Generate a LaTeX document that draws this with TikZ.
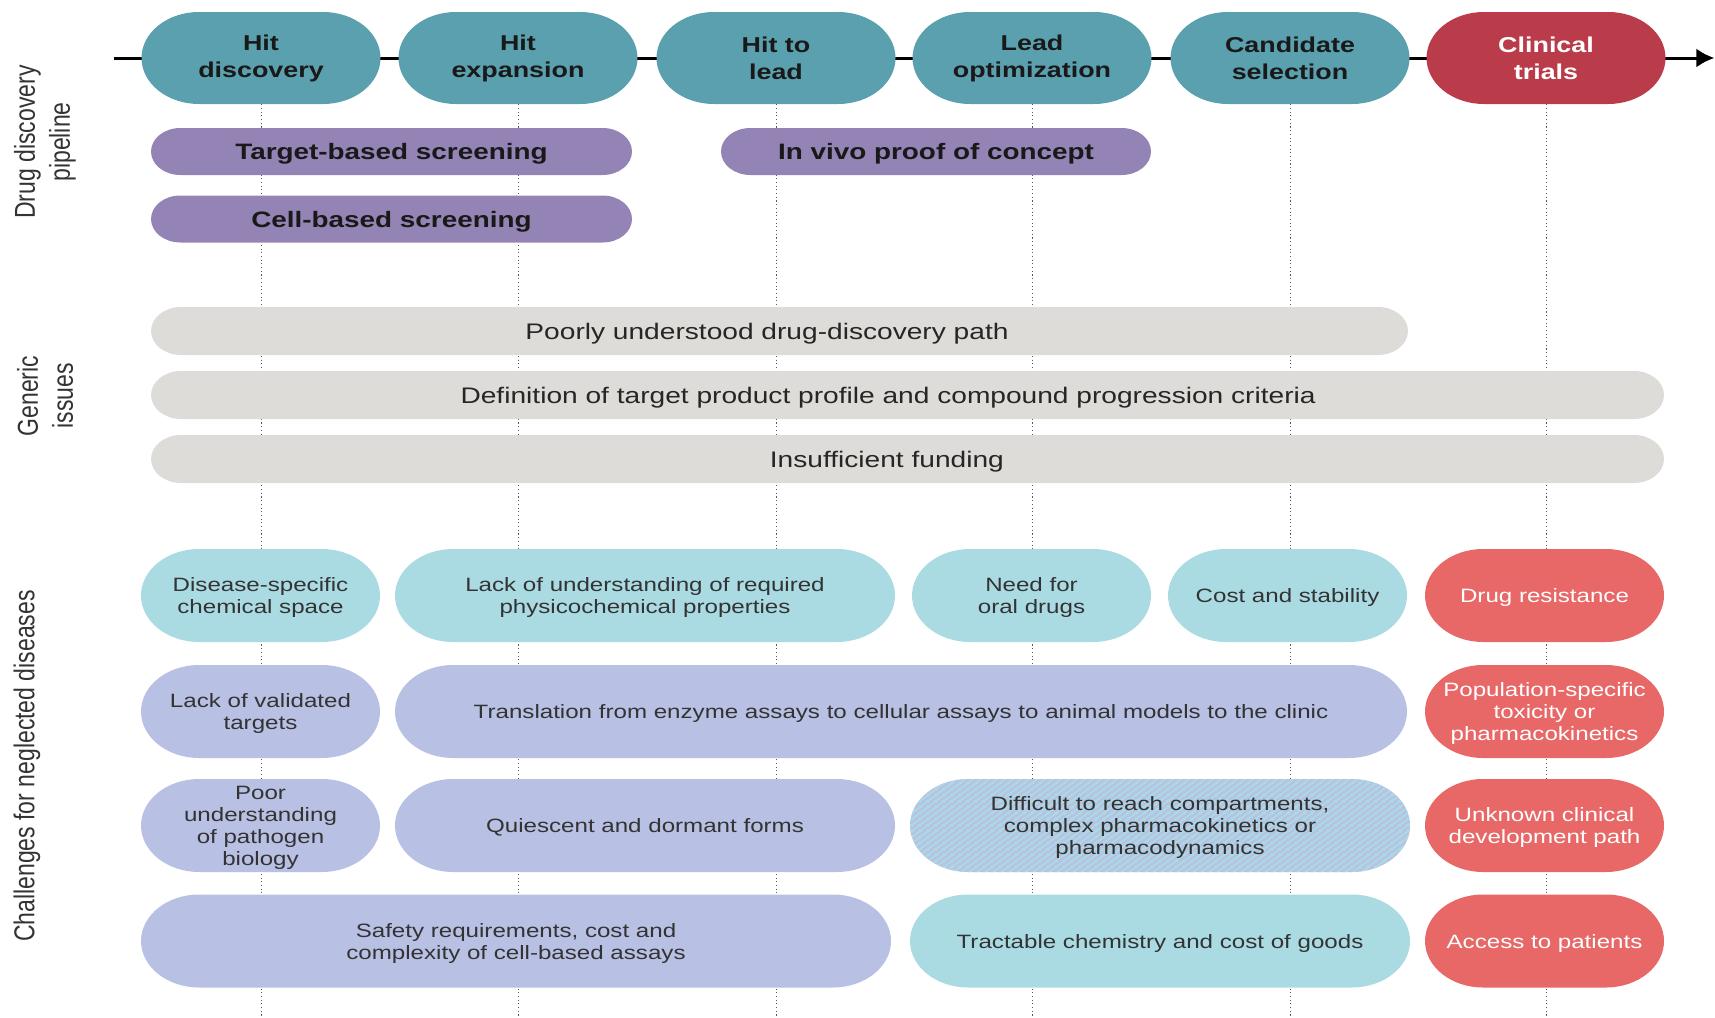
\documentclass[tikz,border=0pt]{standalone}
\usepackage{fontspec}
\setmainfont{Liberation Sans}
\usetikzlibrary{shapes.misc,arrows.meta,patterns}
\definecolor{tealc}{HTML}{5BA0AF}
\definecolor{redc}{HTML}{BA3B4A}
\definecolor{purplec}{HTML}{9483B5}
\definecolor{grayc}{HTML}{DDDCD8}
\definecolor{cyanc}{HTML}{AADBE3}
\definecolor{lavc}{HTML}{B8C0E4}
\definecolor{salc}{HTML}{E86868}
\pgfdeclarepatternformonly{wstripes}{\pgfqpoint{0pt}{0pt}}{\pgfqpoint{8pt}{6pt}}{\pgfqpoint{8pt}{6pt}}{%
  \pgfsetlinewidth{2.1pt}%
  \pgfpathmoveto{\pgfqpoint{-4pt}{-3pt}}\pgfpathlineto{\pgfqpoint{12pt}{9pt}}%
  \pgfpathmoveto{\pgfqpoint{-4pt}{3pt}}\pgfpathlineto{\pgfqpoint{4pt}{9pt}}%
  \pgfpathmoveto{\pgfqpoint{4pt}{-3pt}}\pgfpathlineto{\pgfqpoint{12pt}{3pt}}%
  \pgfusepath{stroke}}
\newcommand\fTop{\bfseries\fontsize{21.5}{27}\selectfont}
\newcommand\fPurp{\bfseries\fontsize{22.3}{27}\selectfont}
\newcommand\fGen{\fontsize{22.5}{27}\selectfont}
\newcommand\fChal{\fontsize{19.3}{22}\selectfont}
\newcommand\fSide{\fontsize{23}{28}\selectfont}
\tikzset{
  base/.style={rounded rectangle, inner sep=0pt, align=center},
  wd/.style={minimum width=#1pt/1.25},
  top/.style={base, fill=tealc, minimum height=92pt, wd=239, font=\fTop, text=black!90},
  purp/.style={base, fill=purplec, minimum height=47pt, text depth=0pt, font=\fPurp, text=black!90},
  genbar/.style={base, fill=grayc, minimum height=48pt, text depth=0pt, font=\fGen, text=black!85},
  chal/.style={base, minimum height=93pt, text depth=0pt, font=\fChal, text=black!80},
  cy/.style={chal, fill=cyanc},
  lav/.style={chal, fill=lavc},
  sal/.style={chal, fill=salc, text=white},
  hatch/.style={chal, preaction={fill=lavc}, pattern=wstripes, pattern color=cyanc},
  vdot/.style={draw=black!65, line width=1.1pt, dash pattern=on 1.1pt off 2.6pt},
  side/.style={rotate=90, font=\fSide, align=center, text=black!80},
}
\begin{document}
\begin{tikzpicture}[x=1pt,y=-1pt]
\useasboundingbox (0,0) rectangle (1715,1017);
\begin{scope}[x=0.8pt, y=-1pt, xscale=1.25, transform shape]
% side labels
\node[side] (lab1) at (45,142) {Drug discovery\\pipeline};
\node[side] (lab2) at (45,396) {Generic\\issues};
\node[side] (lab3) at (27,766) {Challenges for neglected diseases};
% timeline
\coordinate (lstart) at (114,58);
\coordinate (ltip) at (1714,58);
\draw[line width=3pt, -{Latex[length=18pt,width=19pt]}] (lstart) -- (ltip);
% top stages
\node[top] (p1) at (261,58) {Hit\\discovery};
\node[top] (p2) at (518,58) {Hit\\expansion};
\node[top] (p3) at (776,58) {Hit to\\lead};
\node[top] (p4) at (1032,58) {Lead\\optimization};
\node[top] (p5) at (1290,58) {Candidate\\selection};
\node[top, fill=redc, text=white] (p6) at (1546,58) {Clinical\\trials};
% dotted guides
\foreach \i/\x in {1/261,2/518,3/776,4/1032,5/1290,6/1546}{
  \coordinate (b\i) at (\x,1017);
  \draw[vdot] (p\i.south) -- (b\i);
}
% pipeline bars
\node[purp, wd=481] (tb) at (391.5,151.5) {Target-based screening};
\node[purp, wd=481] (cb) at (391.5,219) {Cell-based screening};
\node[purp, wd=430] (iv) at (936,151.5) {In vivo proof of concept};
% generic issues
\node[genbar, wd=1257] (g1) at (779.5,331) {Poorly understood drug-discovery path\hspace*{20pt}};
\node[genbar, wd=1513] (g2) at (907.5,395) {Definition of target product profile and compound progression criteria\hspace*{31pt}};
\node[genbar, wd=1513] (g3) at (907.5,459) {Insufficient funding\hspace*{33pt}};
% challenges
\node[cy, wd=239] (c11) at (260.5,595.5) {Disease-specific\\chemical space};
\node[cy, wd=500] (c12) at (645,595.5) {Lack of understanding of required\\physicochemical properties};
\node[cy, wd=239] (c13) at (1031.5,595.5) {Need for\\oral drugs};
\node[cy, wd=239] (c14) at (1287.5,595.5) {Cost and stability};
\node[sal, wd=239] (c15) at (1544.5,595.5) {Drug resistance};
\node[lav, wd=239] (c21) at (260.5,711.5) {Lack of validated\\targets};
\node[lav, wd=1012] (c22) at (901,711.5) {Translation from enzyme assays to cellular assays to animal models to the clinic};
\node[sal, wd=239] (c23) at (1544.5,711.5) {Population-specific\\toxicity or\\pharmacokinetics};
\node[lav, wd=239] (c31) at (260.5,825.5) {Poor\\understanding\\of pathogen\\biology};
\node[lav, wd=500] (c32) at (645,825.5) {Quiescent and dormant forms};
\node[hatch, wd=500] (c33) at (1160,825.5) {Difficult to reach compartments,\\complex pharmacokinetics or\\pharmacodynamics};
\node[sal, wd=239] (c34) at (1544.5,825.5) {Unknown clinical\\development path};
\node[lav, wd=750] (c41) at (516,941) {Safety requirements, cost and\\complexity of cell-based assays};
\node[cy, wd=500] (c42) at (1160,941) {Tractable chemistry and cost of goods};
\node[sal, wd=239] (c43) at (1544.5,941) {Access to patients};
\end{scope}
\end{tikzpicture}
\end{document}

## Task objective:
Copy out all of the data word for word. Do not carry over any picture.

## Exercise solution:
Generate a LaTeX document that draws this with TikZ.
\documentclass[tikz,border=0pt]{standalone}
\usepackage{fontspec}
\setmainfont{Liberation Sans}
\usetikzlibrary{shapes.misc,arrows.meta,patterns}
\definecolor{tealc}{HTML}{5BA0AF}
\definecolor{redc}{HTML}{BA3B4A}
\definecolor{purplec}{HTML}{9483B5}
\definecolor{grayc}{HTML}{DDDCD8}
\definecolor{cyanc}{HTML}{AADBE3}
\definecolor{lavc}{HTML}{B8C0E4}
\definecolor{salc}{HTML}{E86868}
\pgfdeclarepatternformonly{wstripes}{\pgfqpoint{0pt}{0pt}}{\pgfqpoint{8pt}{6pt}}{\pgfqpoint{8pt}{6pt}}{%
  \pgfsetlinewidth{2.1pt}%
  \pgfpathmoveto{\pgfqpoint{-4pt}{-3pt}}\pgfpathlineto{\pgfqpoint{12pt}{9pt}}%
  \pgfpathmoveto{\pgfqpoint{-4pt}{3pt}}\pgfpathlineto{\pgfqpoint{4pt}{9pt}}%
  \pgfpathmoveto{\pgfqpoint{4pt}{-3pt}}\pgfpathlineto{\pgfqpoint{12pt}{3pt}}%
  \pgfusepath{stroke}}
\newcommand\fTop{\bfseries\fontsize{21.5}{27}\selectfont}
\newcommand\fPurp{\bfseries\fontsize{22.3}{27}\selectfont}
\newcommand\fGen{\fontsize{22.5}{27}\selectfont}
\newcommand\fChal{\fontsize{19.3}{22}\selectfont}
\newcommand\fSide{\fontsize{23}{28}\selectfont}
\tikzset{
  base/.style={rounded rectangle, inner sep=0pt, align=center},
  wd/.style={minimum width=#1pt/1.25},
  top/.style={base, fill=tealc, minimum height=92pt, wd=239, font=\fTop, text=black!90},
  purp/.style={base, fill=purplec, minimum height=47pt, text depth=0pt, font=\fPurp, text=black!90},
  genbar/.style={base, fill=grayc, minimum height=48pt, text depth=0pt, font=\fGen, text=black!85},
  chal/.style={base, minimum height=93pt, text depth=0pt, font=\fChal, text=black!80},
  cy/.style={chal, fill=cyanc},
  lav/.style={chal, fill=lavc},
  sal/.style={chal, fill=salc, text=white},
  hatch/.style={chal, preaction={fill=lavc}, pattern=wstripes, pattern color=cyanc},
  vdot/.style={draw=black!65, line width=1.1pt, dash pattern=on 1.1pt off 2.6pt},
  side/.style={rotate=90, font=\fSide, align=center, text=black!80},
}
\begin{document}
\begin{tikzpicture}[x=1pt,y=-1pt]
\useasboundingbox (0,0) rectangle (1715,1017);
\begin{scope}[x=0.8pt, y=-1pt, xscale=1.25, transform shape]
% side labels
\node[side] (lab1) at (45,142) {Drug discovery\\pipeline};
\node[side] (lab2) at (45,396) {Generic\\issues};
\node[side] (lab3) at (27,766) {Challenges for neglected diseases};
% timeline
\coordinate (lstart) at (114,58);
\coordinate (ltip) at (1714,58);
\draw[line width=3pt, -{Latex[length=18pt,width=19pt]}] (lstart) -- (ltip);
% top stages
\node[top] (p1) at (261,58) {Hit\\discovery};
\node[top] (p2) at (518,58) {Hit\\expansion};
\node[top] (p3) at (776,58) {Hit to\\lead};
\node[top] (p4) at (1032,58) {Lead\\optimization};
\node[top] (p5) at (1290,58) {Candidate\\selection};
\node[top, fill=redc, text=white] (p6) at (1546,58) {Clinical\\trials};
% dotted guides
\foreach \i/\x in {1/261,2/518,3/776,4/1032,5/1290,6/1546}{
  \coordinate (b\i) at (\x,1017);
  \draw[vdot] (p\i.south) -- (b\i);
}
% pipeline bars
\node[purp, wd=481] (tb) at (391.5,151.5) {Target-based screening};
\node[purp, wd=481] (cb) at (391.5,219) {Cell-based screening};
\node[purp, wd=430] (iv) at (936,151.5) {In vivo proof of concept};
% generic issues
\node[genbar, wd=1257] (g1) at (779.5,331) {Poorly understood drug-discovery path\hspace*{20pt}};
\node[genbar, wd=1513] (g2) at (907.5,395) {Definition of target product profile and compound progression criteria\hspace*{31pt}};
\node[genbar, wd=1513] (g3) at (907.5,459) {Insufficient funding\hspace*{33pt}};
% challenges
\node[cy, wd=239] (c11) at (260.5,595.5) {Disease-specific\\chemical space};
\node[cy, wd=500] (c12) at (645,595.5) {Lack of understanding of required\\physicochemical properties};
\node[cy, wd=239] (c13) at (1031.5,595.5) {Need for\\oral drugs};
\node[cy, wd=239] (c14) at (1287.5,595.5) {Cost and stability};
\node[sal, wd=239] (c15) at (1544.5,595.5) {Drug resistance};
\node[lav, wd=239] (c21) at (260.5,711.5) {Lack of validated\\targets};
\node[lav, wd=1012] (c22) at (901,711.5) {Translation from enzyme assays to cellular assays to animal models to the clinic};
\node[sal, wd=239] (c23) at (1544.5,711.5) {Population-specific\\toxicity or\\pharmacokinetics};
\node[lav, wd=239] (c31) at (260.5,825.5) {Poor\\understanding\\of pathogen\\biology};
\node[lav, wd=500] (c32) at (645,825.5) {Quiescent and dormant forms};
\node[hatch, wd=500] (c33) at (1160,825.5) {Difficult to reach compartments,\\complex pharmacokinetics or\\pharmacodynamics};
\node[sal, wd=239] (c34) at (1544.5,825.5) {Unknown clinical\\development path};
\node[lav, wd=750] (c41) at (516,941) {Safety requirements, cost and\\complexity of cell-based assays};
\node[cy, wd=500] (c42) at (1160,941) {Tractable chemistry and cost of goods};
\node[sal, wd=239] (c43) at (1544.5,941) {Access to patients};
\end{scope}
\end{tikzpicture}
\end{document}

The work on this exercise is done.